Closed Jibun closed 6 years ago
Our proposal (UPF-TALN) is to allow the user to specify all the options as a single String parameter of the CoreNLP (Old API) wrapper (in the same fashion as the CoreNLP CLI itself).
IMHO it would be much nicer to expose the properties as individual parameters because then the user of the component can easily see what parameters exist in the component metadata and when doing auto-complete in an IDE.
What do you think?
Btw. in the new segmenter (CoreNlpSegmenter
- not the "Old API" one which would be StanfordSegmenter
), adding a "extra parameters" parameter would be pretty simple. This could be used to funnel in additional settings not exposed by the component as parameters. Still, I think such a parameter should be used only as a last resort and instead parameters of the CoreNLP segmenter should be exposed as component parameters (as suggested above).

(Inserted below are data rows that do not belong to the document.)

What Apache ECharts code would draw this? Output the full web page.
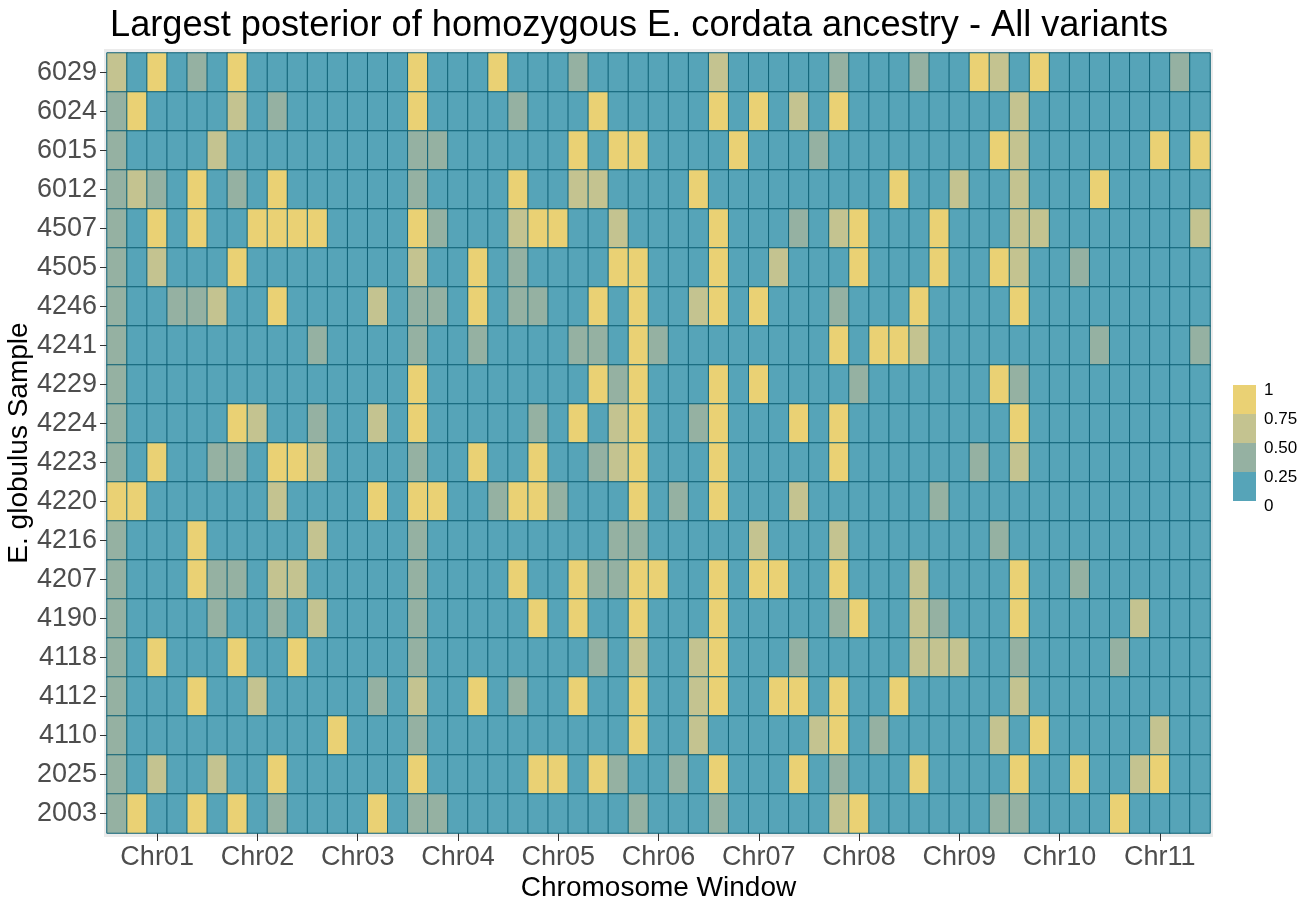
<!DOCTYPE html>
<html>
<head>
<meta charset="utf-8">
<script src="https://cdn.jsdelivr.net/npm/echarts@6/dist/echarts.min.js"></script>
<style>
  html, body { margin: 0; padding: 0; background: #ffffff; }
  #chart { width: 1316px; height: 909px; }
</style>
</head>
<body>
<div id="chart"></div>
<script>
// chromosomes, 5 windows each
let chromosomes = ['Chr01', 'Chr02', 'Chr03', 'Chr04', 'Chr05', 'Chr06', 'Chr07', 'Chr08', 'Chr09', 'Chr10', 'Chr11'];
let windowsPerChr = 5;

// samples, top to bottom as drawn
let samples = ['6029', '6024', '6015', '6012', '4507', '4505', '4246', '4241', '4229', '4224',
               '4223', '4220', '4216', '4207', '4190', '4118', '4112', '4110', '2025', '2003'];

// largest posterior per window (approximate, read off the colour bins)
let s6029 = [.6,.1,.9,.1,.4, .1,.9,.1,.1,.1, .1,.1,.1,.1,.1, .9,.1,.1,.1,.9, .1,.1,.1,.4,.1, .1,.1,.1,.1,.1, .6,.1,.1,.1,.1, .1,.4,.1,.1,.1, .4,.1,.1,.9,.6, .1,.9,.1,.1,.1, .1,.1,.1,.4,.1];
let s6024 = [.4,.9,.1,.1,.1, .1,.6,.1,.4,.1, .1,.1,.1,.1,.1, .9,.1,.1,.1,.1, .4,.1,.1,.1,.9, .1,.1,.1,.1,.1, .9,.1,.9,.1,.6, .1,.9,.1,.1,.1, .1,.1,.1,.1,.1, .6,.1,.1,.1,.1, .1,.1,.1,.1,.1];
let s6015 = [.4,.1,.1,.1,.1, .6,.1,.1,.1,.1, .1,.1,.1,.1,.1, .4,.4,.1,.1,.1, .1,.1,.1,.9,.1, .9,.9,.1,.1,.1, .1,.9,.1,.1,.1, .4,.1,.1,.1,.1, .1,.1,.1,.1,.9, .6,.1,.1,.1,.1, .1,.1,.9,.1,.9];
let s6012 = [.4,.6,.4,.1,.9, .1,.4,.1,.9,.1, .1,.1,.1,.1,.1, .4,.1,.1,.1,.1, .9,.1,.1,.6,.6, .1,.1,.1,.1,.9, .1,.1,.1,.1,.1, .1,.1,.1,.1,.9, .1,.1,.6,.1,.1, .6,.1,.1,.1,.9, .1,.1,.1,.1,.1];
let s4507 = [.4,.1,.9,.1,.9, .1,.1,.9,.9,.9, .9,.1,.1,.1,.1, .9,.4,.1,.1,.1, .6,.9,.9,.1,.1, .6,.1,.1,.1,.1, .9,.1,.1,.1,.4, .1,.6,.9,.1,.1, .1,.9,.1,.1,.1, .6,.6,.1,.1,.1, .1,.1,.1,.1,.6];
let s4505 = [.4,.1,.6,.1,.1, .1,.9,.1,.1,.1, .1,.1,.1,.1,.1, .6,.1,.1,.9,.1, .4,.1,.1,.1,.1, .9,.9,.1,.1,.1, .9,.1,.1,.6,.1, .1,.1,.9,.1,.1, .1,.9,.1,.1,.9, .6,.1,.1,.4,.1, .1,.1,.1,.1,.1];
let s4246 = [.4,.1,.1,.4,.4, .6,.1,.1,.9,.1, .1,.1,.1,.6,.1, .4,.4,.1,.9,.1, .4,.4,.1,.1,.9, .1,.9,.1,.1,.6, .9,.1,.9,.1,.1, .1,.4,.1,.1,.1, .9,.1,.1,.1,.1, .9,.1,.1,.1,.1, .1,.1,.1,.1,.1];
let s4241 = [.4,.1,.1,.1,.1, .1,.1,.1,.1,.1, .4,.1,.1,.1,.1, .4,.1,.1,.4,.1, .1,.1,.1,.4,.4, .1,.9,.4,.1,.1, .1,.1,.1,.1,.1, .1,.9,.1,.9,.9, .6,.1,.1,.1,.1, .1,.1,.1,.1,.4, .1,.1,.1,.1,.4];
let s4229 = [.4,.1,.1,.1,.1, .1,.1,.1,.1,.1, .1,.1,.1,.1,.1, .9,.1,.1,.1,.1, .1,.1,.1,.1,.9, .4,.9,.1,.1,.1, .9,.1,.9,.1,.1, .1,.1,.4,.1,.1, .1,.1,.1,.1,.9, .4,.1,.1,.1,.1, .1,.1,.1,.1,.1];
let s4224 = [.4,.1,.1,.1,.1, .1,.9,.6,.1,.1, .4,.1,.1,.6,.1, .9,.1,.1,.1,.1, .1,.4,.1,.9,.1, .6,.9,.1,.1,.4, .9,.1,.1,.1,.9, .1,.9,.1,.1,.1, .1,.1,.1,.1,.1, .9,.1,.1,.1,.1, .1,.1,.1,.1,.1];
let s4223 = [.4,.1,.9,.1,.1, .4,.4,.1,.9,.9, .6,.1,.1,.1,.1, .4,.1,.1,.9,.1, .1,.9,.1,.1,.4, .6,.9,.1,.1,.1, .9,.1,.1,.1,.1, .1,.9,.1,.1,.1, .1,.1,.1,.4,.1, .6,.1,.1,.1,.1, .1,.1,.1,.1,.1];
let s4220 = [.9,.9,.1,.1,.1, .1,.1,.1,.6,.1, .1,.1,.1,.9,.1, .9,.9,.1,.1,.4, .9,.9,.4,.1,.1, .1,.9,.1,.4,.1, .9,.1,.1,.1,.6, .1,.1,.1,.1,.1, .1,.4,.1,.1,.1, .1,.1,.1,.1,.1, .1,.1,.1,.1,.1];
let s4216 = [.4,.1,.1,.1,.9, .1,.1,.1,.1,.1, .6,.1,.1,.1,.1, .4,.1,.1,.1,.1, .1,.1,.1,.1,.1, .4,.4,.1,.1,.1, .1,.1,.6,.1,.1, .1,.6,.1,.1,.1, .1,.1,.1,.1,.4, .1,.1,.1,.1,.1, .1,.1,.1,.1,.1];
let s4207 = [.4,.1,.1,.1,.9, .4,.4,.1,.6,.6, .1,.1,.1,.1,.1, .4,.1,.1,.1,.1, .9,.1,.1,.9,.4, .4,.9,.9,.1,.1, .9,.1,.9,.9,.1, .1,.9,.1,.1,.1, .6,.1,.1,.1,.1, .9,.1,.1,.4,.1, .1,.1,.1,.1,.1];
let s4190 = [.4,.1,.1,.1,.1, .4,.1,.1,.4,.1, .6,.1,.1,.1,.1, .4,.1,.1,.1,.1, .1,.9,.1,.9,.1, .1,.9,.1,.1,.1, .9,.1,.1,.1,.1, .1,.4,.9,.1,.1, .6,.4,.1,.1,.1, .9,.1,.1,.1,.1, .1,.6,.1,.1,.1];
let s4118 = [.4,.1,.9,.1,.1, .1,.9,.1,.1,.9, .1,.1,.1,.1,.1, .4,.1,.1,.1,.1, .1,.1,.1,.1,.4, .1,.6,.1,.1,.6, .9,.1,.1,.1,.4, .1,.1,.1,.1,.1, .6,.6,.6,.1,.1, .4,.1,.1,.1,.1, .4,.1,.1,.1,.1];
let s4112 = [.4,.1,.1,.1,.9, .1,.1,.6,.1,.1, .1,.1,.1,.4,.1, .6,.1,.1,.9,.1, .4,.1,.1,.9,.1, .1,.9,.1,.1,.6, .9,.1,.1,.9,.9, .1,.9,.1,.1,.9, .1,.1,.1,.1,.1, .6,.1,.1,.1,.1, .1,.1,.1,.1,.1];
let s4110 = [.4,.1,.1,.1,.1, .1,.1,.1,.1,.1, .1,.9,.1,.1,.1, .4,.1,.1,.1,.1, .1,.1,.1,.1,.1, .1,.9,.1,.1,.6, .1,.1,.1,.1,.1, .6,.9,.1,.4,.1, .1,.1,.1,.1,.6, .1,.9,.1,.1,.1, .1,.1,.6,.1,.1];
let s2025 = [.4,.1,.6,.1,.1, .6,.1,.1,.9,.1, .1,.1,.1,.1,.1, .9,.1,.1,.1,.1, .1,.9,.9,.1,.9, .4,.1,.1,.4,.1, .9,.1,.1,.1,.9, .1,.4,.1,.1,.1, .9,.1,.1,.1,.1, .9,.1,.1,.9,.1, .1,.6,.9,.1,.1];
let s2003 = [.4,.9,.1,.1,.9, .1,.9,.1,.4,.1, .1,.1,.1,.9,.1, .4,.4,.1,.1,.1, .1,.1,.1,.1,.1, .1,.4,.1,.1,.1, .4,.1,.1,.1,.1, .1,.6,.9,.1,.1, .1,.1,.1,.1,.4, .4,.1,.1,.1,.1, .9,.1,.1,.1,.1];

let rowsTopToBottom = [s6029, s6024, s6015, s6012, s4507, s4505, s4246, s4241, s4229, s4224,
                       s4223, s4220, s4216, s4207, s4190, s4118, s4112, s4110, s2025, s2003];

// colour bins of the legend
let binBreaks = [0, 0.25, 0.5, 0.75, 1];
let binLabels = ['0', '0.25', '0.50', '0.75', '1'];
let binColors = ['#56A4B8', '#95B1A2', '#C4C390', '#EAD174'];

// window categories, label shown on the middle window of each chromosome
let windows = [];
chromosomes.forEach(function (c) {
    for (let w = 1; w <= windowsPerChr; w++) windows.push(c + '_' + w);
});
let midWindow = Math.floor(windowsPerChr / 2);

let ySamples = samples.slice().reverse();
let heatData = [];
rowsTopToBottom.forEach(function (row, r) {
    let yi = samples.length - 1 - r;
    row.forEach(function (v, j) {
        heatData.push([j, yi, v]);
    });
});

let gridLeft = 107, gridTop = 53, gridW = 1103, gridH = 780;

// legend drawn as a stacked colour bar
let legendX = 1233, legendY = 385, keyW = 23, keyH = 29;
let legendGraphics = [];
for (let i = binColors.length - 1; i >= 0; i--) {
    let k = binColors.length - 1 - i;
    legendGraphics.push({
        type: 'rect',
        shape: { x: legendX, y: legendY + k * keyH, width: keyW, height: keyH },
        style: { fill: binColors[i] }
    });
}
for (let i = binLabels.length - 1; i >= 0; i--) {
    let k = binLabels.length - 1 - i;
    legendGraphics.push({
        type: 'text',
        x: legendX + keyW + 8,
        y: legendY + k * keyH + 5,
        style: {
            text: binLabels[i],
            font: '17px "Liberation Sans"',
            fill: '#000000',
            textVerticalAlign: 'middle',
            verticalAlign: 'middle'
        }
    });
}

let myChart = echarts.init(document.getElementById('chart'));
let option = {
    backgroundColor: '#ffffff',
    animation: false,
    textStyle: { fontFamily: 'Liberation Sans' },
    title: {
        text: 'Largest posterior of homozygous E. cordata ancestry - All variants',
        left: 105,
        top: 3,
        textStyle: { fontSize: 36.2, fontWeight: 'normal', color: '#000000', fontFamily: 'Liberation Sans' }
    },
    grid: {
        left: gridLeft, top: gridTop, width: gridW, height: gridH,
        containLabel: false,
        outerBoundsMode: 'none'
    },
    graphic: [{
        type: 'rect',
        z: -10,
        silent: true,
        shape: { x: gridLeft - 3, y: gridTop - 4, width: gridW + 6, height: gridH + 8 },
        style: { fill: '#EBEBEB' }
    }].concat(legendGraphics),
    xAxis: {
        type: 'category',
        data: windows,
        name: 'Chromosome Window',
        nameLocation: 'middle',
        nameGap: 41,
        nameMoveOverlap: false,
        nameTextStyle: { fontSize: 28, color: '#000000' },
        axisLine: { show: false },
        axisTick: {
            show: true,
            alignWithLabel: true,
            length: 8,
            lineStyle: { color: '#333333' },
            interval: function (idx) { return idx % windowsPerChr === midWindow; }
        },
        axisLabel: {
            fontSize: 27,
            color: '#4D4D4D',
            margin: 11,
            interval: function (idx) { return idx % windowsPerChr === midWindow; },
            formatter: function (v) { return v.split('_')[0]; }
        },
        splitLine: { show: false }
    },
    yAxis: {
        type: 'category',
        data: ySamples,
        name: 'E. globulus Sample',
        nameLocation: 'middle',
        nameGap: 74,
        nameMoveOverlap: false,
        nameTextStyle: { fontSize: 28, color: '#000000' },
        axisLine: { show: false },
        axisTick: { show: true, alignWithLabel: true, length: 7, lineStyle: { color: '#333333' } },
        axisLabel: { fontSize: 27, color: '#4D4D4D', margin: 10 },
        splitLine: { show: false }
    },
    visualMap: {
        type: 'piecewise',
        show: false,
        dimension: 2,
        pieces: binColors.map(function (c, i) {
            return { gte: binBreaks[i], lt: binBreaks[i + 1] + (i === binColors.length - 1 ? 0.001 : 0), color: c };
        })
    },
    series: [{
        type: 'heatmap',
        data: heatData,
        itemStyle: { borderColor: '#0E6176', borderWidth: 1 },
        emphasis: { disabled: true }
    }]
};
myChart.setOption(option);
</script>
</body>
</html>
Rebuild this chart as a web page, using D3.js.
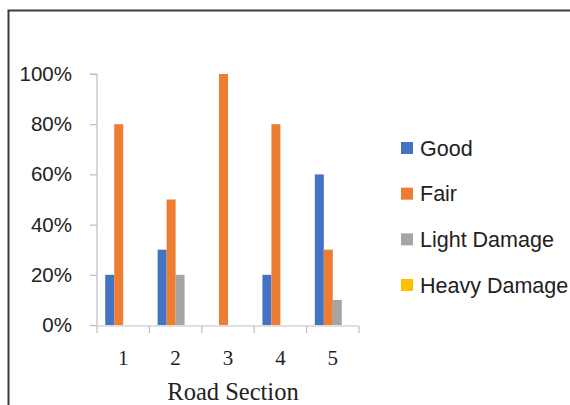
<!DOCTYPE html>
<html>
<head>
<meta charset="utf-8">
<script src="https://cdn.jsdelivr.net/npm/d3@7"></script>
<style>
html,body{margin:0;padding:0;background:#fff;}
svg{display:block;}
</style>
</head>
<body>
<script>
const categories = ["1","2","3","4","5"];
const seriesNames = ["Good","Fair","Light Damage","Heavy Damage"];
const good = [0.20,0.30,0.00,0.20,0.60];
const fair = [0.80,0.50,1.00,0.80,0.30];
const lightDamage = [0.00,0.20,0.00,0.00,0.10];
const heavyDamage = [0.00,0.00,0.00,0.00,0.00];
const yTicks = [0,0.2,0.4,0.6,0.8,1.0];
const colors = ["#4472C4","#ED7D31","#A5A5A5","#FFC000"];
const xTitle = "Road Section";

const seriesValues = [good, fair, lightDamage, heavyDamage];
const W = 570, H = 405;
const svg = d3.select("body").append("svg").attr("width", W).attr("height", H);

// outer frame (top and left visible)
svg.append("path")
  .attr("d", d3.line()([[8.5,H],[8.5,10.5],[W,10.5]]))
  .attr("fill","none").attr("stroke","#3a3a3a").attr("stroke-width",2);

const x = d3.scaleBand().domain(categories).range([97, 359]).padding(0);
const bw = x.bandwidth();
const xi = d3.scaleBand().domain(seriesNames).range([bw*0.157, bw*0.843]).padding(0);
const y = d3.scaleLinear().domain([0,1]).range([325, 74]);

// y axis
const yAxis = svg.append("g").attr("transform","translate(97,0)")
  .call(d3.axisLeft(y).tickValues(yTicks).tickFormat(d3.format(".0%")).tickSize(7).tickPadding(18));
yAxis.select(".domain").attr("stroke","#BFBFBF").attr("stroke-width",1.2)
  .attr("d", `M-7,${y(1)}H0V${y(0)}`);
yAxis.selectAll(".tick line").attr("stroke","#BFBFBF").attr("stroke-width",1.2);
yAxis.selectAll(".tick text").attr("fill","#222").style("font-family","'Liberation Sans', Arial, sans-serif").style("font-size","20.5px");

// bars
const groups = svg.append("g").selectAll("g").data(categories).join("g")
  .attr("transform", d => `translate(${x(d)},0)`);
groups.selectAll("rect")
  .data((c,i) => seriesNames.map((s,j) => ({s, v: seriesValues[j][i], c: colors[j]})))
  .join("rect")
  .attr("x", d => xi(d.s))
  .attr("width", xi.bandwidth())
  .attr("y", d => y(d.v))
  .attr("height", d => y(0) - y(d.v))
  .attr("fill", d => d.c);

// x axis
const xAxisG = svg.append("g").attr("transform",`translate(0,${y(0)+1})`);
xAxisG.append("line").attr("x1",97).attr("x2",359).attr("y1",0).attr("y2",0)
  .attr("stroke","#BFBFBF").attr("stroke-width",1.2);
const boundaries = categories.map(c => x(c)).concat([x(categories[categories.length-1]) + bw]);
xAxisG.selectAll("line.tk").data(boundaries).join("line").attr("class","tk")
  .attr("x1", d=>d).attr("x2", d=>d).attr("y1",0).attr("y2",7)
  .attr("stroke","#BFBFBF").attr("stroke-width",1.2);
xAxisG.selectAll("text").data(categories).join("text")
  .attr("x", d => x(d) + bw/2).attr("y", 39)
  .attr("text-anchor","middle").attr("fill","#222")
  .style("font-family","'Liberation Serif','Times New Roman',serif").style("font-size","21px")
  .text(d => d);

svg.append("text").attr("x", 233).attr("y", 400).attr("text-anchor","middle")
  .attr("fill","#222")
  .style("font-family","'Liberation Serif','Times New Roman',serif").style("font-size","24.5px")
  .text(xTitle);

// legend
const ly = d3.scalePoint().domain(seriesNames).range([148, 285]);
const leg = svg.append("g").selectAll("g").data(seriesNames).join("g")
  .attr("transform", d => `translate(401,${ly(d)})`);
leg.append("rect").attr("x",0).attr("y",-6).attr("width",12).attr("height",12)
  .attr("fill", (d,i) => colors[i]);
leg.append("text").attr("x",19).attr("y",7.5).attr("fill","#222")
  .style("font-family","'Liberation Sans', Arial, sans-serif").style("font-size","21.5px")
  .text(d => d);
</script>
</body>
</html>
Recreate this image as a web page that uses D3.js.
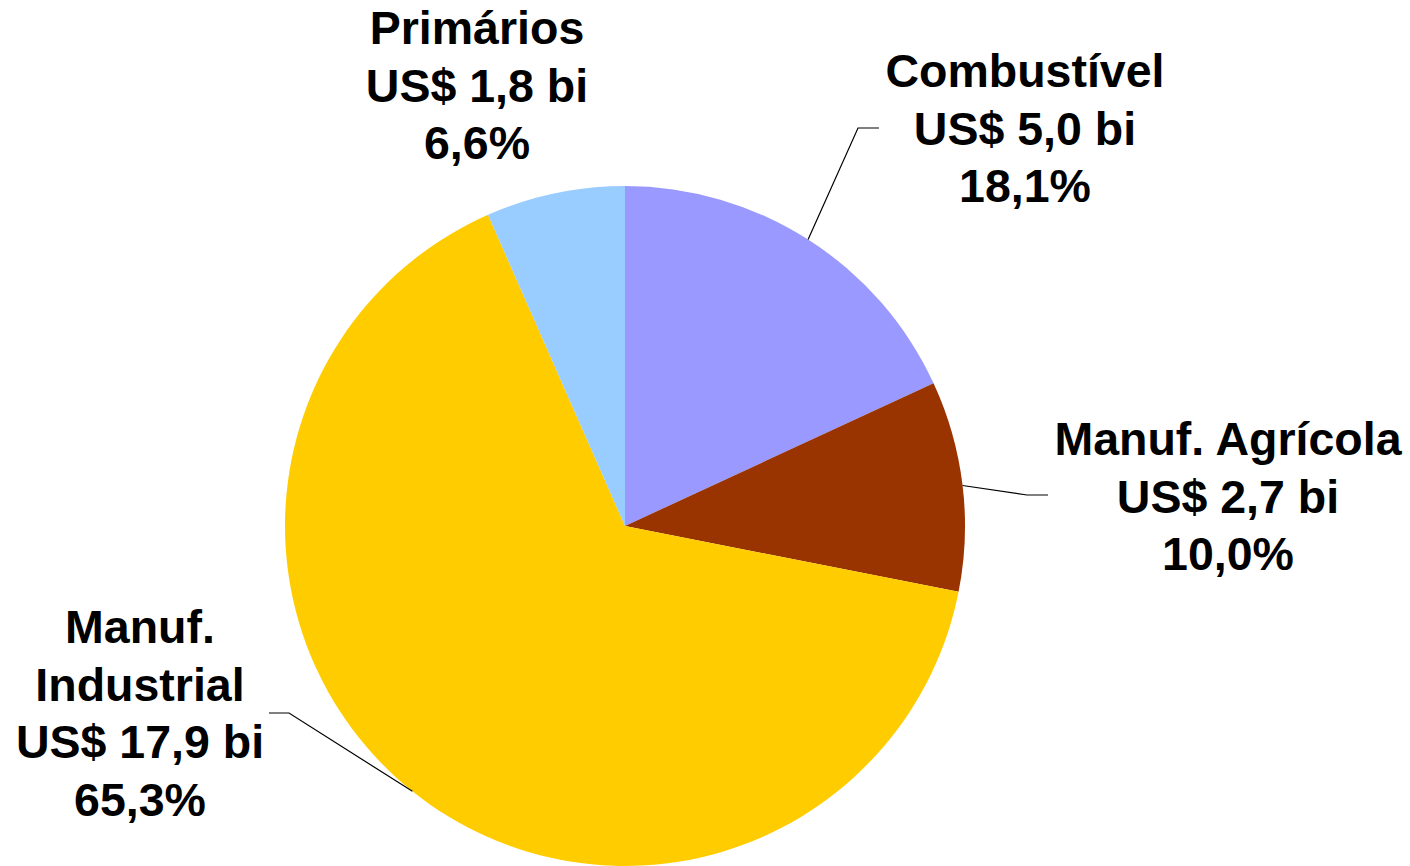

We don't think it is a good idea to add a component parameter for each option. The reason is that CoreNLP has plenty of options (more than 20) and some of them are language specific (e.g. SplitAll for Spanish) so it could get really messy. Plus CoreNLP itself expects a single string with the options separated by commas.
@Jibun I agree, if there are parameters that are language specific, it may not be very sensible to have them as first-class component parameters.
@reckart Spanish default segmentation options include clitic splitting, but proper clitic segmentation require Stanford CoreNLP Spanish models which are not included as dependencies in the pom right now.
I personally think it would make more sense the models to be included in DKPro CoreNLP than the user having to include them externally, since there is no hint that this dependency is needed.
What do you think?
Is that another segmenter model for spanish like the one we are trying to integrate for arabic?
@reckart Is not exactly the same. If the dependency is provided:
<dependency>
<groupId>edu.stanford.nlp</groupId>
<artifactId>stanford-corenlp</artifactId>
<version>${corenlp.version}</version>
<classifier>models-spanish</classifier>
</dependency>
It automatically detects extra clitics and segment them. There is no need to load the model in any way from the code. Actually I see that this dependency is already in the pom, but it is commented.
Hm. I would like to avoid depending directly on the Stanford model JARs because that would require that every user has to download them whether they use the respective language or not.
Yeah, it seems legit.
@Jibun I guess this issue can be closed now the PR has been merged?
@reckart indeed
Discussed changes merged
It would be convenient to be able to specify options to the CoreNLP Segmenter, a feature that the Stanford CoreNLP itself already provide. For instance: splitAll=true, ptb3Escaping=false, etc.